[Directive]: Search the listing below for the string "this" and copy every line where it occurs.
########
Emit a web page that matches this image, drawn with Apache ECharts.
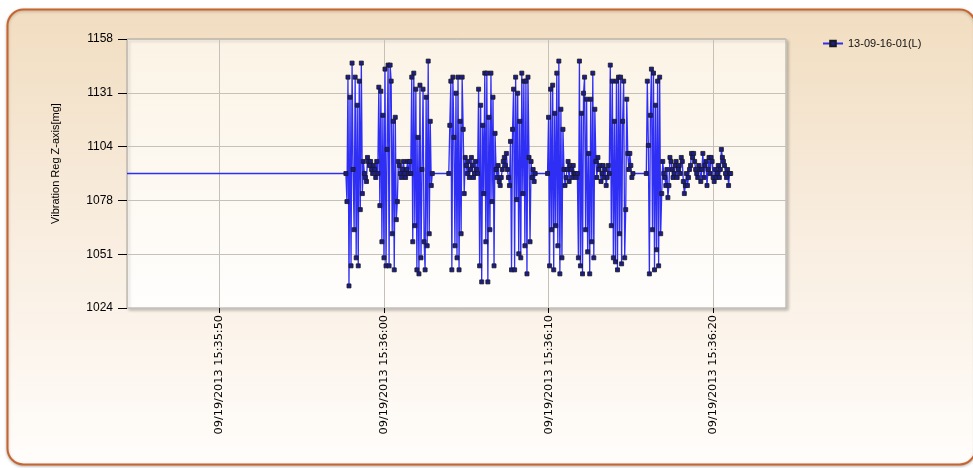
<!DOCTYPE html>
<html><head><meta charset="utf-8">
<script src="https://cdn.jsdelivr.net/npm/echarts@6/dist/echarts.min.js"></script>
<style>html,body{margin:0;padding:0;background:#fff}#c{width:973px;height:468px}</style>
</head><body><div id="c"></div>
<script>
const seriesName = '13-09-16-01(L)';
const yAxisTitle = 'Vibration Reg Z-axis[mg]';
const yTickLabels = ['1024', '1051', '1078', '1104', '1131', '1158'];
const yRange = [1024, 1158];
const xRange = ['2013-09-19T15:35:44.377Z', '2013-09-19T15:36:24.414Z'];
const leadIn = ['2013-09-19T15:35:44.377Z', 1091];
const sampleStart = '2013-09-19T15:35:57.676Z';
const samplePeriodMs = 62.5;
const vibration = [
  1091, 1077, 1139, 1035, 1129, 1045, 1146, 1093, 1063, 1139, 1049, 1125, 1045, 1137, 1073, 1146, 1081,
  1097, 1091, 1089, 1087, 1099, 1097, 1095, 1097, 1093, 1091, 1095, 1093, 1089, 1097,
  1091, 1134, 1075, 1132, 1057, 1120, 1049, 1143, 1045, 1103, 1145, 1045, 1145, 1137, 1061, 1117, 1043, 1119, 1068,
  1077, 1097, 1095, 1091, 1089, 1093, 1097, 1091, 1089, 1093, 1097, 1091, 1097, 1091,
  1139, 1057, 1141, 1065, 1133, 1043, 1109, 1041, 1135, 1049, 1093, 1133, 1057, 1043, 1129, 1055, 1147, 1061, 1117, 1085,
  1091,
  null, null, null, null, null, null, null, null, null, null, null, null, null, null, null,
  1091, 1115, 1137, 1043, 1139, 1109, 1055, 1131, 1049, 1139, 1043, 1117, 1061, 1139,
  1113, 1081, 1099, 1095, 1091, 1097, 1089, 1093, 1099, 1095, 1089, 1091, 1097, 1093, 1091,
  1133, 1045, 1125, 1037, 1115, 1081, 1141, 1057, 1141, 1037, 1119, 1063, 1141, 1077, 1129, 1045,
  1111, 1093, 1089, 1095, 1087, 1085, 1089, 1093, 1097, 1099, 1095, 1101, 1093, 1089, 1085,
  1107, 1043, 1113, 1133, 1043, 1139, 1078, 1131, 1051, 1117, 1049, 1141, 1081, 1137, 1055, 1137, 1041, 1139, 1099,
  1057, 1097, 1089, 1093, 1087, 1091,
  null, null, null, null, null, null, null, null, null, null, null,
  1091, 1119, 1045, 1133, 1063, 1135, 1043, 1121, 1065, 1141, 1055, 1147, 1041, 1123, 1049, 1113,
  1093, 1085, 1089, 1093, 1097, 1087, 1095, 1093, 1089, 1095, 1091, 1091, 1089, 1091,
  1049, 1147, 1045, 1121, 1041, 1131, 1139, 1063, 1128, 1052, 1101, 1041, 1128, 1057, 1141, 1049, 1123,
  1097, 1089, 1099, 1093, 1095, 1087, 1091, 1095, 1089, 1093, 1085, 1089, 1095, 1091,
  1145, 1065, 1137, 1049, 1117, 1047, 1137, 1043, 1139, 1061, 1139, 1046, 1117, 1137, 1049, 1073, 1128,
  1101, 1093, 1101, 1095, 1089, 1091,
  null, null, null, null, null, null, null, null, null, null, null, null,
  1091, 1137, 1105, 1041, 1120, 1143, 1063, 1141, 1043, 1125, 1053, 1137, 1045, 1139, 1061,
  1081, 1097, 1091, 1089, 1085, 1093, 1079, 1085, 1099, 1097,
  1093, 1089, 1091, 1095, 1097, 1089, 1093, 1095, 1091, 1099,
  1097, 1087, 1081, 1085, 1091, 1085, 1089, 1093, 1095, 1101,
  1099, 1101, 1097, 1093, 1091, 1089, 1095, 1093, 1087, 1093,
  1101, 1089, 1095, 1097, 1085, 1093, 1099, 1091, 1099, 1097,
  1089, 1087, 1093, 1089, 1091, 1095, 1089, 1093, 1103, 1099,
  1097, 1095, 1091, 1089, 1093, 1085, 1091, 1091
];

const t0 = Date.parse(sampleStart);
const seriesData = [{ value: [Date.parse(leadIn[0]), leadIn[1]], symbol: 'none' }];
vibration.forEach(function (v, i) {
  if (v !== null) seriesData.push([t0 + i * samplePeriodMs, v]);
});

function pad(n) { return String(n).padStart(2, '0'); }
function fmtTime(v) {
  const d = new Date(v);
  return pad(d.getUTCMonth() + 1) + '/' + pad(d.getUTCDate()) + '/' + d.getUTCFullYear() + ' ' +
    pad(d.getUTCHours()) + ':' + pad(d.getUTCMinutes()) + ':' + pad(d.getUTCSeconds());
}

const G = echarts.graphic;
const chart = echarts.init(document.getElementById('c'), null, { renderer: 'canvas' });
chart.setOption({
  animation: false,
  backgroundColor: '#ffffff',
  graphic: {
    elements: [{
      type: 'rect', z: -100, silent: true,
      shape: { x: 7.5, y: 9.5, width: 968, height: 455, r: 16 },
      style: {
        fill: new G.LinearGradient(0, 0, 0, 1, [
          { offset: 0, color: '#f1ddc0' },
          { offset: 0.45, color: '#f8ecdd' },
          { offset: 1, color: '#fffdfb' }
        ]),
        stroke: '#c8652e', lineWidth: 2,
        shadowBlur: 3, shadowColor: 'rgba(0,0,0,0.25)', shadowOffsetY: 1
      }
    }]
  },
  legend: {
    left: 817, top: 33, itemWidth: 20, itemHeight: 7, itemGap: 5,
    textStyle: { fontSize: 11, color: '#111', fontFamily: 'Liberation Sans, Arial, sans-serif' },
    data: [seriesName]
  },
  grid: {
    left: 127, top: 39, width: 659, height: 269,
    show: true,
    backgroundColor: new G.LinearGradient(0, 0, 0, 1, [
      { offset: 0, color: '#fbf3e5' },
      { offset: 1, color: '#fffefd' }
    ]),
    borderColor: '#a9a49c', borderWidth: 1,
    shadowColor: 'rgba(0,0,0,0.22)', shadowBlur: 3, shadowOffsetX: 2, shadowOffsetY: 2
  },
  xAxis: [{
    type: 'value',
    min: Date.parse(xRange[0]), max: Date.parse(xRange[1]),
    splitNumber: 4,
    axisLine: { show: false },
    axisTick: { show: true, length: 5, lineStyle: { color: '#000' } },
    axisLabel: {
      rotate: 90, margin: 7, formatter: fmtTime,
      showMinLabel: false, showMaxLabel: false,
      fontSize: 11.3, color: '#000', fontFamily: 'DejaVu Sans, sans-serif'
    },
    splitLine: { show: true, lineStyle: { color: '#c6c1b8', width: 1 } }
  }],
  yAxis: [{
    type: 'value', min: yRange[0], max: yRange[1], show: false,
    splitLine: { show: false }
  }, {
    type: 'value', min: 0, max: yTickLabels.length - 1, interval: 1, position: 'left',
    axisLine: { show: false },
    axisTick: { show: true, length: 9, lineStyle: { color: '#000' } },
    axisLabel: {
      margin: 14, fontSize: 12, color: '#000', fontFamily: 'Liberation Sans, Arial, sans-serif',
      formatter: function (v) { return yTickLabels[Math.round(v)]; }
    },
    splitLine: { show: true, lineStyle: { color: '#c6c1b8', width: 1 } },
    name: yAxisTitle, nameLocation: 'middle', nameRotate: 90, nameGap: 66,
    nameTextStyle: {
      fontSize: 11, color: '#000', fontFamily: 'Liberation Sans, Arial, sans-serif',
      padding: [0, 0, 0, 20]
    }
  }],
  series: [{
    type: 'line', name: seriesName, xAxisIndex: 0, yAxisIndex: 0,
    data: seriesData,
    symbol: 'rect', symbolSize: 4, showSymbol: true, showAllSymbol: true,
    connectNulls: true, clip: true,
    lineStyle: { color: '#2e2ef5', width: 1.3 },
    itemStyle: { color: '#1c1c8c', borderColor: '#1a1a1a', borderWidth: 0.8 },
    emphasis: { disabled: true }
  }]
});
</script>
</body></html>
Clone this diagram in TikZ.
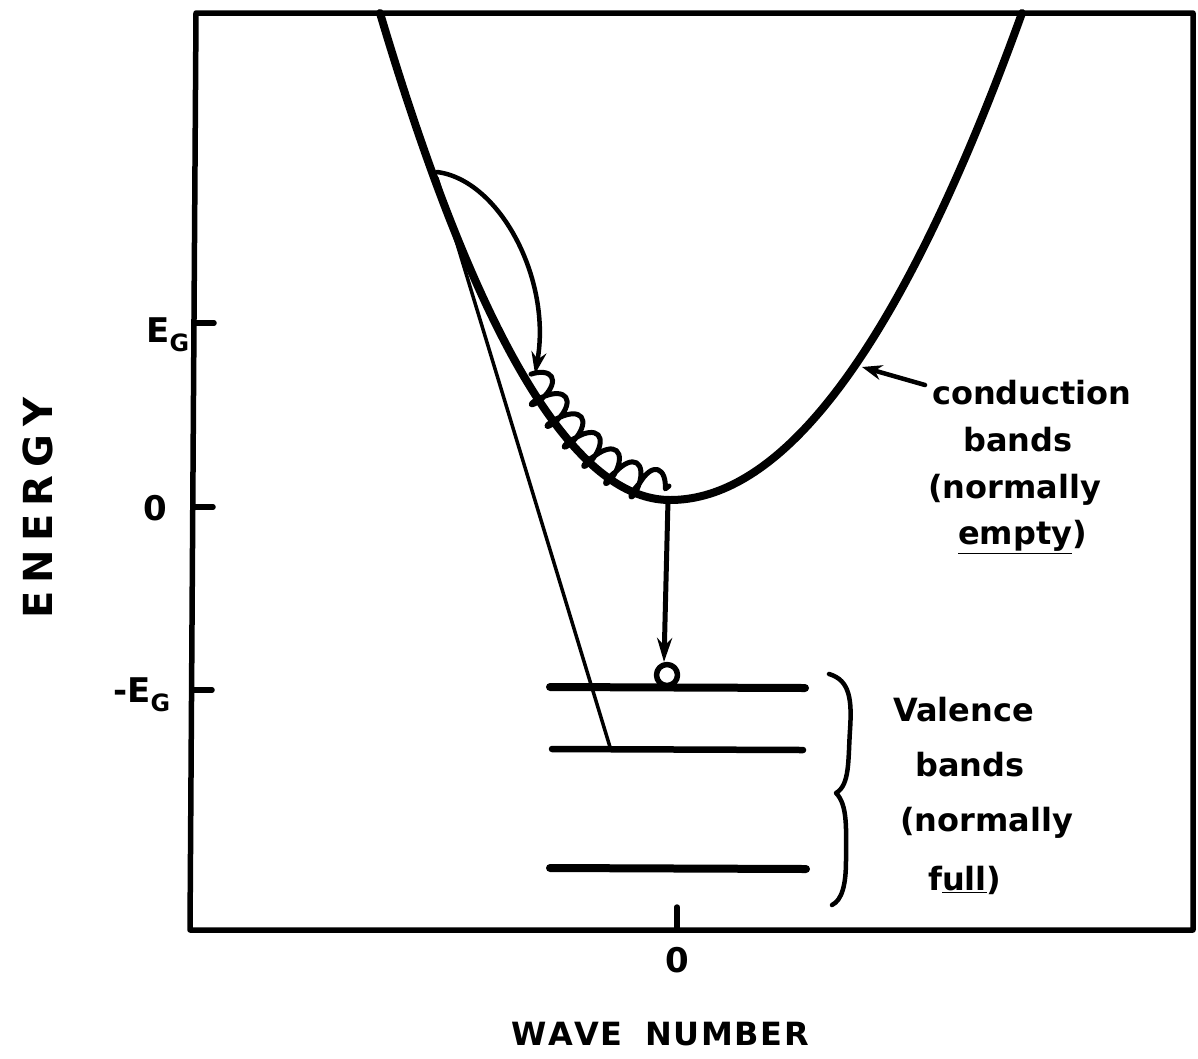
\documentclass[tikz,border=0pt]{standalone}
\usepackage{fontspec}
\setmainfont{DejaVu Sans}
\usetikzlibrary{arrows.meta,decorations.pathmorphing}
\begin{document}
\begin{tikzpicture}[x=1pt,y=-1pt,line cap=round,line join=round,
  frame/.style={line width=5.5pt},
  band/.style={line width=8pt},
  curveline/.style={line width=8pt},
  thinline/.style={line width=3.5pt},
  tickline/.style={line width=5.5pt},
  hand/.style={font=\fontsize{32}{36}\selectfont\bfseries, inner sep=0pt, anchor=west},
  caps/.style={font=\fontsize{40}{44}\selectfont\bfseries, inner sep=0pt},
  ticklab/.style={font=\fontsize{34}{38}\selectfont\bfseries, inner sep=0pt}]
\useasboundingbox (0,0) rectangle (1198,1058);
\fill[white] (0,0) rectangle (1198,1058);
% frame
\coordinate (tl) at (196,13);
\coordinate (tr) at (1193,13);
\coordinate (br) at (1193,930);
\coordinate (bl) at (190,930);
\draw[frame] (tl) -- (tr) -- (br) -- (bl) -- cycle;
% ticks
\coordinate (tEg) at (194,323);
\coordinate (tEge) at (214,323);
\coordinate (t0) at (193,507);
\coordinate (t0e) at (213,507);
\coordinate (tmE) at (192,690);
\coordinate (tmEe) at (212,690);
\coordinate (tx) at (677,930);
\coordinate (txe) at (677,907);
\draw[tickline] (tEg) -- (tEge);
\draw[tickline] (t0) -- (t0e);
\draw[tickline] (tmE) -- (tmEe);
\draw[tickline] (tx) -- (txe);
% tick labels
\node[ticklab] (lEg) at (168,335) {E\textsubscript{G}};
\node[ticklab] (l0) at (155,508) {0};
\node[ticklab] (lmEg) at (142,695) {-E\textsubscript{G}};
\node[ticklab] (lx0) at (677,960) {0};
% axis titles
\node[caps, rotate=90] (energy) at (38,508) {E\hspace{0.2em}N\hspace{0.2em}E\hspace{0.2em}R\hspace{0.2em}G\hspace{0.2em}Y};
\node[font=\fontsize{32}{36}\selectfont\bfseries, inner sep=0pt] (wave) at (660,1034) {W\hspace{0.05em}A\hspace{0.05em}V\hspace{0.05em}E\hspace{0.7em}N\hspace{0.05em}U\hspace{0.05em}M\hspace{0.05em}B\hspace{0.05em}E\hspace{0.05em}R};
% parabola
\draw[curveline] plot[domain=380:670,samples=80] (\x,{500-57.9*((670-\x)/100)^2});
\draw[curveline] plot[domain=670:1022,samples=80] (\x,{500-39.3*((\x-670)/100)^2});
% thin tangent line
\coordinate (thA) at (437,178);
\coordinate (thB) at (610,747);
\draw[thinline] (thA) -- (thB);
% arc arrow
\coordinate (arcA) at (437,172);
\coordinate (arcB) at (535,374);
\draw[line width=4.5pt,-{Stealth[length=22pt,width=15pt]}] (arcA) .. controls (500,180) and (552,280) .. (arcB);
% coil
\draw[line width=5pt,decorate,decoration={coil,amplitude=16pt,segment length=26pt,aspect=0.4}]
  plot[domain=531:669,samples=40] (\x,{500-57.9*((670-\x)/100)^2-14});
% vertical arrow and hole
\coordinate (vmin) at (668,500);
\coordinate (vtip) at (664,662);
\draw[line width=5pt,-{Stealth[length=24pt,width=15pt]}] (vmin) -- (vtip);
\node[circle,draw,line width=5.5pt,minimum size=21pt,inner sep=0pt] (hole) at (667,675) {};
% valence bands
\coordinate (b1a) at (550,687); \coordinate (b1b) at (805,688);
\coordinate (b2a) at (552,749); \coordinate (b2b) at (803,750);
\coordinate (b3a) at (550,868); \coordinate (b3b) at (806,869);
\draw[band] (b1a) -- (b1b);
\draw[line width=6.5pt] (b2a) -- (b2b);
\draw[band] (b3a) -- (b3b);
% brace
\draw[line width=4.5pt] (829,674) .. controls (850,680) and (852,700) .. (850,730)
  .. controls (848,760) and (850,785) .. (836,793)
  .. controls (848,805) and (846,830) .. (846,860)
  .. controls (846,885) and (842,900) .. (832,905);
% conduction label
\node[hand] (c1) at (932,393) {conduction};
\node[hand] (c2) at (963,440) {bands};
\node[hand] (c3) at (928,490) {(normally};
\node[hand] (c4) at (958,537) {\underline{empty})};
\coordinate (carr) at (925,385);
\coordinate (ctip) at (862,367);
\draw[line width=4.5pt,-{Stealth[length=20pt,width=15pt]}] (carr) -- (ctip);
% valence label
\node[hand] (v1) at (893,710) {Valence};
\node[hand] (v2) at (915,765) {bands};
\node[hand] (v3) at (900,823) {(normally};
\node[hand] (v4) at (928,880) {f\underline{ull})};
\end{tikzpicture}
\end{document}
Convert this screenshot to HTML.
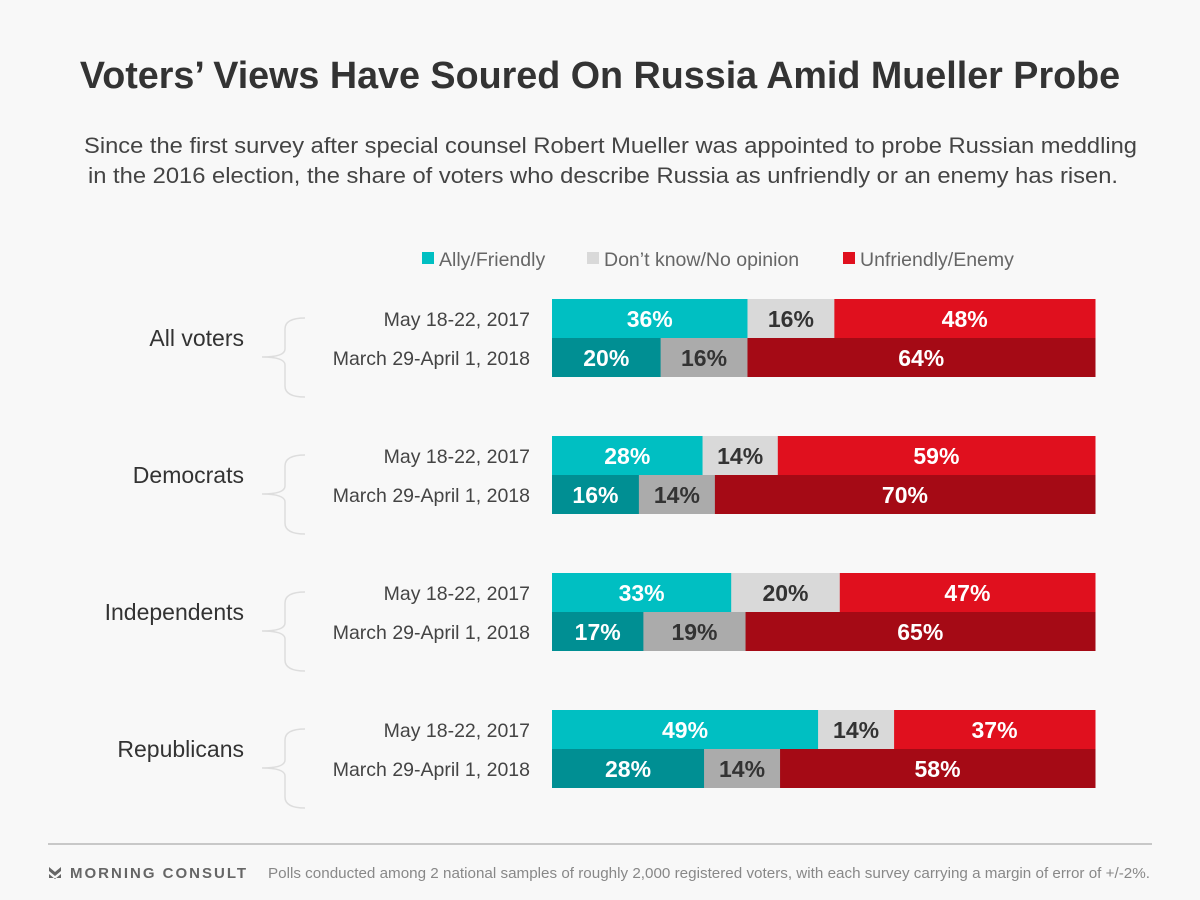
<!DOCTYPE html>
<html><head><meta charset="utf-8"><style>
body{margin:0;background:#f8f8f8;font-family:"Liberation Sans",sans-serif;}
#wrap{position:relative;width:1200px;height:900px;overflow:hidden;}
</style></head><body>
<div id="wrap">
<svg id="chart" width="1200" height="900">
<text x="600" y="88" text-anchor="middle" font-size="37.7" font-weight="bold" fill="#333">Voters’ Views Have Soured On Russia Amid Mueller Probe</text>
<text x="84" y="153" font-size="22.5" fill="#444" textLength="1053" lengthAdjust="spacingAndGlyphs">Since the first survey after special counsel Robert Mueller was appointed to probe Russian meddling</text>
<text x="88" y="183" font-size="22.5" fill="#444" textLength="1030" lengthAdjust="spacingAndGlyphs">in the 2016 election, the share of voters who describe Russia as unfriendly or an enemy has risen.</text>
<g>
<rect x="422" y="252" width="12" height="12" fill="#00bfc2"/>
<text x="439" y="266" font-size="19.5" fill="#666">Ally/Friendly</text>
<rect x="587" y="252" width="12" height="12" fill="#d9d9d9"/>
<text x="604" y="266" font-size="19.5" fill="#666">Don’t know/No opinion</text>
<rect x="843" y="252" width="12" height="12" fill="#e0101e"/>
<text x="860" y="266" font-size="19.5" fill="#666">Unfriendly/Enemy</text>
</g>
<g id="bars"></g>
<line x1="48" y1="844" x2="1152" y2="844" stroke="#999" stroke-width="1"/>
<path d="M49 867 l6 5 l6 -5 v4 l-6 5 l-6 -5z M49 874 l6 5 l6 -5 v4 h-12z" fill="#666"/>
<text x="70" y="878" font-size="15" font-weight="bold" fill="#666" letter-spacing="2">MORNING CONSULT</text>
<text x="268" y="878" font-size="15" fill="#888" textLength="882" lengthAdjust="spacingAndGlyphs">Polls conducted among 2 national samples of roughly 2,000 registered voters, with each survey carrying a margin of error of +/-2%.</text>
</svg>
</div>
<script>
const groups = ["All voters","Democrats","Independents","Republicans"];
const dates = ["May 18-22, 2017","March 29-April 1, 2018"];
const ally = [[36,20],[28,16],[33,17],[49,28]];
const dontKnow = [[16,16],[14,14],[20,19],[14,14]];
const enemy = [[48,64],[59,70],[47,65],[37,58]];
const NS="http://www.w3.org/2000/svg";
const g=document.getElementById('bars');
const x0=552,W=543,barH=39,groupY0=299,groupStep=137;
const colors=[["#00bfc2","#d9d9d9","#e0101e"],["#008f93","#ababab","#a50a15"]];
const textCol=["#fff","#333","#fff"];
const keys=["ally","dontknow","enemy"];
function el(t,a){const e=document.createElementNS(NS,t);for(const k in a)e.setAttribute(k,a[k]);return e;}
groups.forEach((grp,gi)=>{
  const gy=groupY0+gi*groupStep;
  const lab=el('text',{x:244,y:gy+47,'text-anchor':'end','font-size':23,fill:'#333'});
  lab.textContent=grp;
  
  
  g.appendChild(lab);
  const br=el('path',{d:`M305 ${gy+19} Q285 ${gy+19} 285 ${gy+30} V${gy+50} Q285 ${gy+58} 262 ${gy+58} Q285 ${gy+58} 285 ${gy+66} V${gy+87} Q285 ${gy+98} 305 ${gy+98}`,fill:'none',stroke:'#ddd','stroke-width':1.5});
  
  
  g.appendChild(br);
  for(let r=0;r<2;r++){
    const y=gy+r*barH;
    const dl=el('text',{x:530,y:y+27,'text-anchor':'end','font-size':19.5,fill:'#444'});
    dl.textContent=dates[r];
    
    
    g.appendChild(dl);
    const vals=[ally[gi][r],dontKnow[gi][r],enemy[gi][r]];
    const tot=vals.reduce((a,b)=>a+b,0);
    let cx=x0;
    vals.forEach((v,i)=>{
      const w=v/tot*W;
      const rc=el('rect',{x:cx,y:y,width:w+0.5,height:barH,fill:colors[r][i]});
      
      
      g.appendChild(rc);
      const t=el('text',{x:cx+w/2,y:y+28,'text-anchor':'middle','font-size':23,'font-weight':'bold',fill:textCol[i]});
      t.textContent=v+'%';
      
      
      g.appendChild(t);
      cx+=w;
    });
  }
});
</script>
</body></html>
########
[Exercise answer]:
Emit a web page that matches this image, drawn with Apache ECharts.
Clone this diagram in TikZ.
Convert this screenshot to HTML.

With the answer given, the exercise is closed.